Michel gestured helplessly.
"Surely you must know? Perhaps you are related to him," I suggested.
"Ah, then, yes?" It came out more like a question.
I suppressed a sigh. "You tell me you have information on this boy? What?"
"He is ill, monsieur, and needs hospital, and can speak no human language."
I flicked some ash off the end of my cigar. "He's ill?" That caught my interest. Now, not only did I have to take in a strange kid, but a strange sick kid. I mentally calculated the cost of a medical bill.
"Monsieur, are you coming? On the expedition, I mean. Are you coming with us to get Maud?"
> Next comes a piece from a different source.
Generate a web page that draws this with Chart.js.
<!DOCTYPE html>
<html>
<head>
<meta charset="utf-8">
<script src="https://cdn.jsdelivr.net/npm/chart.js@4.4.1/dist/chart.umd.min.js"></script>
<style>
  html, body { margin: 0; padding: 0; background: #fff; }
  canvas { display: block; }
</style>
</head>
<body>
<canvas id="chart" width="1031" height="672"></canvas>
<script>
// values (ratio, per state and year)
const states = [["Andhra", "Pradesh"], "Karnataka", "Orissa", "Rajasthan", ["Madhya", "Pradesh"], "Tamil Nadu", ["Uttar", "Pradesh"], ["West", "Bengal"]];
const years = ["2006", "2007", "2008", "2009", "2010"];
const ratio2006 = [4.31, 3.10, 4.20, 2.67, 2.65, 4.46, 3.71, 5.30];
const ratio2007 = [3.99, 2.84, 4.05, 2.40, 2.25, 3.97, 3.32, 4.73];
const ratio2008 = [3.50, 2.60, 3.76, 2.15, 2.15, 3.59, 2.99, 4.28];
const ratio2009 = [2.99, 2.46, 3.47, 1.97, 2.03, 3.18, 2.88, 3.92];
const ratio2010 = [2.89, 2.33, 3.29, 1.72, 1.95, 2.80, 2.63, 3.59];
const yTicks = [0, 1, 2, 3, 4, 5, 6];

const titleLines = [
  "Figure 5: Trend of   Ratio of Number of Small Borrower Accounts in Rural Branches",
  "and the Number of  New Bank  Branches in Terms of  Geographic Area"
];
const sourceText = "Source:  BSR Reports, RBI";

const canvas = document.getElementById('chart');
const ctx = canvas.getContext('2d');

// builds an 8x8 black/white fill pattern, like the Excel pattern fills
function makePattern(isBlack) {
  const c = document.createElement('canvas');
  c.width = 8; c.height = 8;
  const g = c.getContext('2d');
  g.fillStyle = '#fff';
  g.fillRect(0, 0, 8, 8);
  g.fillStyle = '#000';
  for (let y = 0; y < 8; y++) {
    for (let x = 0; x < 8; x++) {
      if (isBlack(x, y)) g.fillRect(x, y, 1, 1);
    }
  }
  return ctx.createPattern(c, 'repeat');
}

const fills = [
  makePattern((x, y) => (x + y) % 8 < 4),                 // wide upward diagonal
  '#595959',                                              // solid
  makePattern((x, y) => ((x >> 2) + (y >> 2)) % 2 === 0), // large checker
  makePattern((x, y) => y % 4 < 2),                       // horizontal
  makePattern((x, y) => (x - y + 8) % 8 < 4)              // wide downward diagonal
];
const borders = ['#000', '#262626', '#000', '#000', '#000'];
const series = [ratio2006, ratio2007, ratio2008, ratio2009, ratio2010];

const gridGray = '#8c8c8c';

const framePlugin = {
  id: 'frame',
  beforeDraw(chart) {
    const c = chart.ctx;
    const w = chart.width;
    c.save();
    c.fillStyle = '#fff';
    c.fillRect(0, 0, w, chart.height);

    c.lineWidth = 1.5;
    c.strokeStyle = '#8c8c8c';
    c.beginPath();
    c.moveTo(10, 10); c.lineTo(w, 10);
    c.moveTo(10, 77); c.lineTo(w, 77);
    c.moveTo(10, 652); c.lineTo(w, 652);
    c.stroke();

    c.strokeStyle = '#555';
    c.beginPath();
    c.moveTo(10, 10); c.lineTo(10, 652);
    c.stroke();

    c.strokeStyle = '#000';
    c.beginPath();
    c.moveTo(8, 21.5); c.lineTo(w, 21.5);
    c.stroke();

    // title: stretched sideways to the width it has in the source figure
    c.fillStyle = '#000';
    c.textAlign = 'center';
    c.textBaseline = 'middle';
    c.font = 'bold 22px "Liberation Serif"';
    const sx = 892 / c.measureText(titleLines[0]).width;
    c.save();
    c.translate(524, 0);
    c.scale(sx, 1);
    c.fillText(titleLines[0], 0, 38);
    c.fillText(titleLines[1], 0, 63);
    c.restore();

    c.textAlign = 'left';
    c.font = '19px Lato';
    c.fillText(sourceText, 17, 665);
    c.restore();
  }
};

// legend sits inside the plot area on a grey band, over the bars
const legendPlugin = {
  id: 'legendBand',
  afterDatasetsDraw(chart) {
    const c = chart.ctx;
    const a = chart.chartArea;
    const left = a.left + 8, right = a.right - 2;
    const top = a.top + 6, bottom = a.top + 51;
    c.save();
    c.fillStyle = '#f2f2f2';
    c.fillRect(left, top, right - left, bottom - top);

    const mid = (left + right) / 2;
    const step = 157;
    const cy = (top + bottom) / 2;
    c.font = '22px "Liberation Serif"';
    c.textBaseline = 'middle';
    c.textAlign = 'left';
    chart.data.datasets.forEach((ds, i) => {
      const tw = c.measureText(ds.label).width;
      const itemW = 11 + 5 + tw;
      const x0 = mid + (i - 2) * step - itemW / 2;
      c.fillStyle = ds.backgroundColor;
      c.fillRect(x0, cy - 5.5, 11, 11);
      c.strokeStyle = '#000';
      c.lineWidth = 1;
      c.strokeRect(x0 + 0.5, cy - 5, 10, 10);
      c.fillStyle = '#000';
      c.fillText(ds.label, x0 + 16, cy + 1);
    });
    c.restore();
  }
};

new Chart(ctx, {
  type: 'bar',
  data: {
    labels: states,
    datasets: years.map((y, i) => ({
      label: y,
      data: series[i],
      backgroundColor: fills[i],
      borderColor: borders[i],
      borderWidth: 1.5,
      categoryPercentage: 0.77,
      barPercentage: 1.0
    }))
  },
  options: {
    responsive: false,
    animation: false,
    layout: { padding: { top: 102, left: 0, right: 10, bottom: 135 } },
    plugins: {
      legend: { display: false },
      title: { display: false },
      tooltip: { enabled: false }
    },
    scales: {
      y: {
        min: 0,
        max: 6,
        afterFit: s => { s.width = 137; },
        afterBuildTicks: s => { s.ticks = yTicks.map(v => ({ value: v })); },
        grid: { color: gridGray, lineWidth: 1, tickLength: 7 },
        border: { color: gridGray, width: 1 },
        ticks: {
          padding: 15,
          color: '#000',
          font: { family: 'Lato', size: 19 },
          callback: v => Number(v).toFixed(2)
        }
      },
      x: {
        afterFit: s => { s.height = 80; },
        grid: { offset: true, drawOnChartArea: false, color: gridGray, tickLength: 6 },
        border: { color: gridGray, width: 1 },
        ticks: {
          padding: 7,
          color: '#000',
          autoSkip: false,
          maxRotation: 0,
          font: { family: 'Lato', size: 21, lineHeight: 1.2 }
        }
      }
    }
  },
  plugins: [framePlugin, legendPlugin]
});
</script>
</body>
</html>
Michel hesitated. Then he finally said, slowly, "Non. I don't think so." Suddenly he seemed uncomfortable. "You must promise to go easy on him. Maud cannot speak. I am told he mimes to get the point across, but you see--"
"I do," I interrupted. "Now," I added, "you may be excused."
After the young man had left, I reclined in the chair. Brooding, I chewed on my cigar.
Armelle sauntered in soon afterwards, her red hair ablaze. "Igon."
"Oui? Mademoiselle." I silently cursed her.
When Armelle spoke, she sounded cross. "You and your team are to arrive in the Queen Maud territory, scheduled the first of November." Wearily, she examined me. "And you'd better clean up. The kid doesn't want to see a beggar as his first glimpse at the outside world."
The last thing I heard before Antarctica.
"You sure you can fly this thing?" I called over the plane's engine.
"Sure I can, bete. I don't suppose you could take over?" Benoit glanced over his shoulder, away from the snowy-white terrain. "Non? Then I'll just keep doing my job, and you take care of yours."
I scowled. The best help I'd been in the last few hours was sitting, huddled, beneath a blanket. Some help.
Elodie rolled her eyes.
To avoid looking at her, I glanced down at the clipboard in my lap. Some trip this was turning out to be. Flying over the continent of Africa and the Atlantic had been stressful enough, what with Benoit's flying skills. He especially enjoyed turning the plane, making loops in the sky and vomit in my stomach.
Several sheets were clipped to the clipboard, and I scanned through the scrawled writing.
.Name of 'Maud' Amundsen
.Speaks no French, no English, German, Japanese or any other language known to man
.Communicates by miming; knows that shaking of head means 'no' and nodding of head means 'yes,' thus perhaps he has been exposed to western language and custom
.Has a chronic cough and supposed chest pain, maybe pneumonia
.Needs hospital straightaway
As I read Michel's notes, I was strangely reminded of his red hair. I wondered how the shy, young man had gathered these observations, since he hadn't indicated that he, personally, had visited Maud.